Why are people attracted to each other? This is a question that you might have wondered at one point or another. There is actually quite a lot more research on affection and attraction than other subjects.
Maybe it’s because it has always been a simple thing to research. After all, it’s relatively easy to produce attraction in people who don’t know each other. But it can be difficult to encourage and observe romantic relationships over long periods of time.
Elizabeth Barret Browning, the nineteenth-century poet, wrote: “How do I love thee? Let me count the ways.” Browning chooses this way to express her feelings on a subject that’s central in most people’s lives. Attraction is very important for social psychologists.
Factors that influence attraction between people
Traditional studies help us understand the factors that cause initial attraction between two people. Here, we will discuss some of what social psychologists consider the most important factors.
If you live in a dorm or an apartment, think about the friends you made when you moved there. Odds are, the people who lived closest to you are your best friends. In fact, this is one of the most concrete findings in the literature about attraction. Proximity, as we can easily prove, leads to affection (Festinger, Schachter, and Back, 1950).
Repeat exposure to someone tends to be enough to generate attraction. Interestingly, repeated exposure to any stimulus (whether it be a person, a painting, a CD, or something else) will make that stimulus more pleasing to you (Zajonc, 1968).
The process of familiarizing yourself with a stimulus can evoke positive feelings. The feelings that familiarity generates transfer themselves onto the stimulus itself. There are, however, some exceptions.
When the initial interactions are negative, repeated exposure is unlikely to make us like someone more. In fact, the opposite is true. The more we are exposed to that person, the less we like them.
Popular wisdom talks about two people who are “made for each other.” Unfortunately, it always tells us that opposites attract. Social psychologists have a definitive verdict about which one of these two statements is true.
We tend attract people who are similar to us. Finding people whose attitudes, values, and traits are similar to our own encourages affection. In addition, the more similar someone is to you, the more attractive you find them (Byrne, 1969).
There are several reasons that similarity increases the possibility for mutual attraction. One of the reasons is that we assume that people with similar attitudes will see us positively. Affection has a strong reciprocity effect. As a result, knowing that someone sees us in a positive light encourages us to pay attention to that person.
The need for someone who complements us
We all know exceptions to the general rule of similarity in attraction. There are couples who don’t seem to have anything in common. They don’t share similar traits, interests, or attitudes. Nevertheless, their components attract each other.
Social psychologists give some examples of this.

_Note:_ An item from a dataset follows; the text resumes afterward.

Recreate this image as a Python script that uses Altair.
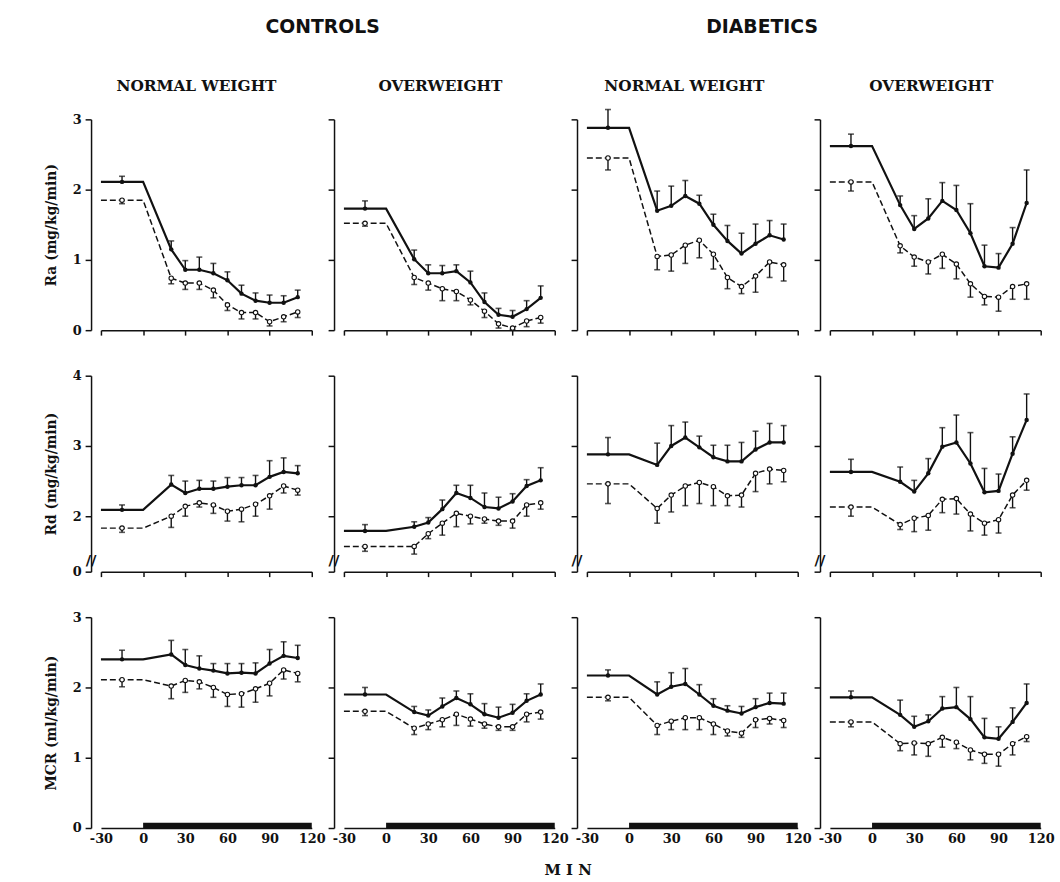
import altair as alt
import pandas as pd

# ---------------- data ----------------
MARK_TIMES = [-15, 20, 30, 40, 50, 60, 70, 80, 90, 100, 110]   # first value = basal mean
LINE_START = -30
LINE_BEND = 0
X_TICKS = [-30, 0, 30, 60, 90, 120]
INFUSION = [0, 120]

# Ra (mg/kg/min)
RA_CNW_S = [2.11, 1.15, 0.86, 0.86, 0.81, 0.71, 0.52, 0.42, 0.39, 0.39, 0.47]
RA_CNW_S_ERR = [2.19, 1.27, 0.99, 1.04, 0.95, 0.83, 0.64, 0.53, 0.50, 0.49, 0.57]
RA_CNW_D = [1.85, 0.74, 0.67, 0.67, 0.57, 0.36, 0.25, 0.25, 0.12, 0.19, 0.26]
RA_CNW_D_ERR = [1.80, 0.66, 0.58, 0.58, 0.46, 0.28, 0.16, 0.16, 0.06, 0.12, 0.18]

RA_COW_S = [1.73, 1.01, 0.81, 0.81, 0.84, 0.68, 0.40, 0.22, 0.19, 0.30, 0.46]
RA_COW_S_ERR = [1.84, 1.14, 0.93, 0.92, 0.93, 0.84, 0.53, 0.31, 0.28, 0.42, 0.63]
RA_COW_D = [1.52, 0.75, 0.67, 0.59, 0.55, 0.43, 0.27, 0.09, 0.03, 0.13, 0.18]
RA_COW_D_ERR = [1.48, 0.65, 0.57, 0.42, 0.42, 0.36, 0.18, 0.03, 0.01, 0.05, 0.10]

RA_DNW_S = [2.88, 1.70, 1.77, 1.91, 1.80, 1.50, 1.27, 1.09, 1.23, 1.35, 1.29]
RA_DNW_S_ERR = [3.14, 1.98, 2.05, 2.13, 1.92, 1.65, 1.49, 1.38, 1.51, 1.56, 1.51]
RA_DNW_D = [2.45, 1.05, 1.07, 1.21, 1.28, 1.08, 0.75, 0.62, 0.77, 0.97, 0.93]
RA_DNW_D_ERR = [2.28, 0.86, 0.84, 0.95, 1.03, 0.87, 0.59, 0.52, 0.54, 0.75, 0.70]

RA_DOW_S = [2.62, 1.78, 1.44, 1.59, 1.84, 1.71, 1.38, 0.91, 0.89, 1.23, 1.81]
RA_DOW_S_ERR = [2.79, 1.91, 1.63, 1.87, 2.10, 2.06, 1.80, 1.21, 1.09, 1.46, 2.28]
RA_DOW_D = [2.11, 1.20, 1.04, 0.97, 1.08, 0.94, 0.66, 0.48, 0.47, 0.62, 0.66]
RA_DOW_D_ERR = [1.98, 1.10, 0.91, 0.80, 0.88, 0.73, 0.47, 0.36, 0.27, 0.44, 0.44]

# Rd (mg/kg/min)
RD_CNW_S = [2.09, 2.45, 2.33, 2.39, 2.39, 2.42, 2.44, 2.44, 2.56, 2.63, 2.61]
RD_CNW_S_ERR = [2.16, 2.58, 2.50, 2.51, 2.50, 2.55, 2.55, 2.58, 2.79, 2.83, 2.72]
RD_CNW_D = [1.83, 2.00, 2.14, 2.19, 2.16, 2.07, 2.10, 2.17, 2.29, 2.43, 2.37]
RD_CNW_D_ERR = [1.77, 1.84, 2.00, 2.13, 2.04, 1.93, 1.92, 2.00, 2.10, 2.33, 2.30]

RD_COW_S = [1.79, 1.85, 1.91, 2.10, 2.33, 2.26, 2.13, 2.11, 2.21, 2.43, 2.51]
RD_COW_S_ERR = [1.88, 1.92, 1.98, 2.23, 2.44, 2.44, 2.33, 2.27, 2.32, 2.52, 2.69]
RD_COW_D = [1.57, 1.57, 1.75, 1.90, 2.04, 2.00, 1.96, 1.93, 1.93, 2.16, 2.19]
RD_COW_D_ERR = [1.50, 1.46, 1.68, 1.73, 1.85, 1.89, 1.90, 1.87, 1.83, 2.00, 2.10]

RD_DNW_S = [2.88, 2.73, 3.00, 3.12, 2.98, 2.84, 2.78, 2.78, 2.95, 3.05, 3.05]
RD_DNW_S_ERR = [3.12, 3.04, 3.29, 3.34, 3.14, 3.01, 3.01, 3.05, 3.21, 3.32, 3.29]
RD_DNW_D = [2.46, 2.11, 2.30, 2.43, 2.48, 2.42, 2.29, 2.30, 2.61, 2.67, 2.65]
RD_DNW_D_ERR = [2.18, 1.90, 2.06, 2.15, 2.18, 2.15, 2.15, 2.13, 2.35, 2.46, 2.49]

RD_DOW_S = [2.63, 2.49, 2.35, 2.61, 2.99, 3.05, 2.75, 2.34, 2.36, 2.89, 3.37]
RD_DOW_S_ERR = [2.81, 2.70, 2.51, 2.82, 3.26, 3.44, 3.19, 2.68, 2.60, 3.13, 3.74]
RD_DOW_D = [2.13, 1.88, 1.97, 2.01, 2.24, 2.25, 2.03, 1.90, 1.95, 2.30, 2.51]
RD_DOW_D_ERR = [2.00, 1.81, 1.78, 1.80, 2.05, 2.03, 1.79, 1.73, 1.76, 2.12, 2.37]

# MCR (ml/kg/min)
MCR_CNW_S = [2.40, 2.47, 2.32, 2.27, 2.24, 2.20, 2.21, 2.20, 2.34, 2.45, 2.42]
MCR_CNW_S_ERR = [2.53, 2.67, 2.54, 2.45, 2.34, 2.34, 2.34, 2.35, 2.54, 2.65, 2.60]
MCR_CNW_D = [2.11, 2.02, 2.10, 2.08, 2.00, 1.90, 1.91, 1.98, 2.06, 2.25, 2.20]
MCR_CNW_D_ERR = [2.01, 1.84, 1.93, 1.98, 1.86, 1.73, 1.72, 1.79, 1.88, 2.12, 2.08]

MCR_COW_S = [1.90, 1.65, 1.60, 1.73, 1.85, 1.76, 1.62, 1.57, 1.64, 1.81, 1.90]
MCR_COW_S_ERR = [2.00, 1.73, 1.68, 1.85, 1.95, 1.91, 1.77, 1.72, 1.76, 1.91, 2.05]
MCR_COW_D = [1.66, 1.42, 1.48, 1.54, 1.62, 1.55, 1.48, 1.44, 1.44, 1.62, 1.65]
MCR_COW_D_ERR = [1.60, 1.33, 1.40, 1.44, 1.46, 1.45, 1.42, 1.39, 1.39, 1.51, 1.55]

MCR_DNW_S = [2.17, 1.90, 2.01, 2.05, 1.90, 1.74, 1.67, 1.63, 1.72, 1.78, 1.77]
MCR_DNW_S_ERR = [2.25, 2.08, 2.21, 2.27, 2.04, 1.84, 1.74, 1.73, 1.84, 1.92, 1.92]
MCR_DNW_D = [1.86, 1.46, 1.52, 1.57, 1.57, 1.48, 1.38, 1.35, 1.54, 1.56, 1.53]
MCR_DNW_D_ERR = [1.81, 1.33, 1.40, 1.40, 1.40, 1.33, 1.31, 1.29, 1.43, 1.48, 1.43]

MCR_DOW_S = [1.86, 1.61, 1.44, 1.52, 1.70, 1.72, 1.55, 1.29, 1.27, 1.51, 1.78]
MCR_DOW_S_ERR = [1.95, 1.82, 1.59, 1.61, 1.87, 2.00, 1.87, 1.56, 1.44, 1.71, 2.05]
MCR_DOW_D = [1.51, 1.20, 1.21, 1.20, 1.29, 1.22, 1.11, 1.05, 1.05, 1.20, 1.30]
MCR_DOW_D_ERR = [1.44, 1.10, 1.04, 1.02, 1.15, 1.13, 0.97, 0.92, 0.88, 1.04, 1.23]

GROUP_TITLES = ["CONTROLS", "DIABETICS"]
COLUMN_TITLES = ["NORMAL WEIGHT", "OVERWEIGHT", "NORMAL WEIGHT", "OVERWEIGHT"]
ROW_TITLES = ["Ra (mg/kg/min)", "Rd (mg/kg/min)", "MCR (ml/kg/min)"]
ROW_DOMAINS = [[0, 3], [1.21, 4], [0, 3]]
ROW_TICKS = [[0, 1, 2, 3], [1.21, 2, 3, 4], [0, 1, 2, 3]]
RD_BREAK = [1.37]
X_LABEL = "M I N"

SERIES = [
    [(RA_CNW_S, RA_CNW_S_ERR, RA_CNW_D, RA_CNW_D_ERR),
     (RA_COW_S, RA_COW_S_ERR, RA_COW_D, RA_COW_D_ERR),
     (RA_DNW_S, RA_DNW_S_ERR, RA_DNW_D, RA_DNW_D_ERR),
     (RA_DOW_S, RA_DOW_S_ERR, RA_DOW_D, RA_DOW_D_ERR)],
    [(RD_CNW_S, RD_CNW_S_ERR, RD_CNW_D, RD_CNW_D_ERR),
     (RD_COW_S, RD_COW_S_ERR, RD_COW_D, RD_COW_D_ERR),
     (RD_DNW_S, RD_DNW_S_ERR, RD_DNW_D, RD_DNW_D_ERR),
     (RD_DOW_S, RD_DOW_S_ERR, RD_DOW_D, RD_DOW_D_ERR)],
    [(MCR_CNW_S, MCR_CNW_S_ERR, MCR_CNW_D, MCR_CNW_D_ERR),
     (MCR_COW_S, MCR_COW_S_ERR, MCR_COW_D, MCR_COW_D_ERR),
     (MCR_DNW_S, MCR_DNW_S_ERR, MCR_DNW_D, MCR_DNW_D_ERR),
     (MCR_DOW_S, MCR_DOW_S_ERR, MCR_DOW_D, MCR_DOW_D_ERR)],
]

# ---------------- style ----------------
SERIF = "DejaVu Serif"
SANS = "DejaVu Sans"
INK = "#111111"
PANEL_W = 213
PANEL_H = [213, 198, 213]
COL_GAP = 32.5
ROW_GAP = 46
TITLE_DX = [-10, -9, -8, -4]
TITLE_OFFSET = [19, 24, 14, 24]      # compensates for content poking above the plot area
# group headings are drawn from the Rd-row panels (so they do not disturb the column titles)
GROUP_TITLE_POS = [(0, 224), (2, 177)]   # (column, x within that panel)
GROUP_TITLE_Y = -(PANEL_H[0] + ROW_GAP) - 93


def line_frame(vals):
    ts = [LINE_START] + MARK_TIMES[:1] + [LINE_BEND] + MARK_TIMES[1:]
    vs = [vals[0], vals[0], vals[0]] + vals[1:]
    return pd.DataFrame({"t": ts, "v": vs})


def point_frame(vals, errs):
    return pd.DataFrame({"t": MARK_TIMES, "v": vals, "e": errs})


def panel(r, c):
    s, se, d, de = SERIES[r][c]
    bottom = r == 2
    xscale = alt.Scale(domain=[-30, 120], nice=False, zero=False)
    yscale = alt.Scale(domain=ROW_DOMAINS[r], nice=False, zero=False)
    if bottom:
        xaxis = alt.Axis(values=X_TICKS, ticks=False, labelPadding=5, labelFontSize=13,
                         labelFlush=False, grid=False, labelExpr="toString(datum.value)")
    else:
        xaxis = alt.Axis(values=X_TICKS, labels=False, tickSize=5, grid=False)
    yaxis_kw = dict(values=ROW_TICKS[r], tickSize=6, offset=10, grid=False,
                    labels=(c == 0), labelPadding=4, titlePadding=14)
    if r == 1:
        yaxis_kw["labelExpr"] = "datum.value < 1.5 ? '0' : format(datum.value, 'd')"
    else:
        yaxis_kw["format"] = "d"
    yaxis = alt.Axis(**yaxis_kw)
    ytitle = ROW_TITLES[r] if c == 0 else None

    X = alt.X("t:Q", scale=xscale, axis=xaxis, title=None)
    Y = alt.Y("v:Q", scale=yscale, axis=yaxis, title=ytitle)
    YE = alt.Y("e:Q", scale=yscale, axis=yaxis, title=ytitle)

    sl = line_frame(s)
    dl = line_frame(d)
    sp = point_frame(s, se)
    dp = point_frame(d, de)

    layers = [
        alt.Chart(dl).mark_line(color=INK, strokeWidth=1.5, strokeDash=[6, 3]).encode(x=X, y=Y),
        alt.Chart(sl).mark_line(color=INK, strokeWidth=2.2).encode(x=X, y=Y),
        alt.Chart(dp).mark_rule(color=INK, strokeWidth=1.4).encode(x=X, y=Y, y2="e:Q"),
        alt.Chart(sp).mark_rule(color=INK, strokeWidth=1.4).encode(x=X, y=Y, y2="e:Q"),
        alt.Chart(dp).mark_tick(color=INK, orient="horizontal", size=6, thickness=1.6).encode(x=X, y=YE),
        alt.Chart(sp).mark_tick(color=INK, orient="horizontal", size=6, thickness=1.6).encode(x=X, y=YE),
        alt.Chart(sp).mark_circle(color=INK, size=20, opacity=1).encode(x=X, y=Y),
        alt.Chart(dp).mark_point(shape="circle", filled=True, fill="white", stroke=INK,
                                 strokeWidth=1.1, size=20, opacity=1).encode(x=X, y=Y),
    ]
    if bottom:
        bar = pd.DataFrame({"t": [INFUSION[0]], "t2": [INFUSION[1]], "v": [0.0], "v2": [0.075]})
        layers.append(alt.Chart(bar).mark_rect(color=INK).encode(
            x=X, x2="t2:Q", y=Y, y2="v2:Q"))
    if r == 1:
        brk = pd.DataFrame({"v": RD_BREAK})
        layers.append(alt.Chart(brk).mark_text(text="//", fontSize=15, fontWeight="bold",
                                               font=SANS, color=INK).encode(
            x=alt.value(-10), y=Y))
        for gi, (gc, gx) in enumerate(GROUP_TITLE_POS):
            if gc == c:
                layers.append(alt.Chart(pd.DataFrame({"label": [GROUP_TITLES[gi]]})).mark_text(
                    font=SANS, fontSize=19, fontWeight="bold", color=INK, align="center",
                    baseline="middle").encode(text="label:N", x=alt.value(gx),
                                              y=alt.value(GROUP_TITLE_Y)))

    props = dict(width=PANEL_W, height=PANEL_H[r])
    if r == 0:
        props["title"] = alt.TitleParams(COLUMN_TITLES[c], font=SERIF, fontSize=15.5,
                                         fontWeight="bold", color=INK, offset=TITLE_OFFSET[c],
                                         anchor="middle", dx=TITLE_DX[c])
    return alt.layer(*layers).properties(**props)


panels = [panel(r, c) for r in range(3) for c in range(4)]

chart = alt.concat(
    *panels, columns=4, spacing={"row": ROW_GAP, "column": COL_GAP}, bounds="flush",
    title=alt.TitleParams(X_LABEL, orient="bottom", font=SERIF, fontSize=15, fontWeight="bold",
                          color=INK, offset=17, anchor="middle", dx=19),
).properties(
    padding={"left": 44, "top": 14, "right": 5, "bottom": 5}
).configure(background="white").configure_view(stroke=None).configure_axis(
    domainColor=INK, domainWidth=1.5, tickColor=INK, tickWidth=1.5, grid=False,
    labelColor=INK, labelFont=SERIF, labelFontWeight="bold", labelFontSize=13,
    titleFont=SERIF, titleFontWeight="bold", titleFontSize=14, titleColor=INK,
)

chart.save("out.html", embed_options={"renderer": "svg", "actions": False})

Some people attract others because of the need that they satisfy. According to this reasoning, you can be attracted to people who satisfy the greatest number of your needs.
For example, a dominant person looks for someone submissive. And the submissive person looks for someone dominant. They have differences that might make them seem incompatible. However, in a relationship with each other, they satisfy each other’s needs.
For most people, the old adage “beauty equals goodness” is indisputable. Physically attractive people are more popular than unattractive people — everything else being equal.
This discovery contradicts the values that most of us claim we possess. Nevertheless,it seems to be true, even during childhood.It continues to be true throughout adulthood. In fact, physical attraction may be the most important individual element of affection. Nevertheless, its influence diminishes when people get to know each other better.
Although physical attraction has its advantages, it also has a negative side. For men, physical beauty gives men an advantage in work situations. For women, the opposite is true. It can actually work against women in management positions.
A common stereotype causes this phenomenon. It’s common, but it lacks any solid base. The idea is that successful and attractive women get their positions because of their appearance.
Nevertheless, being physically attractive is generally an advantage in social situations. It is a very powerful determining factor for people’s social lives. It influences who attracts other people and what kind of social life they lead.
The factors that we’ve seen are not the only ones that influence attraction. In a study of more than 40,000 individuals, the qualities that people most value in a friend were: the ability to keep secrets, loyalty, warmth, and affection. Support, honesty, and a sense of humor were close behind.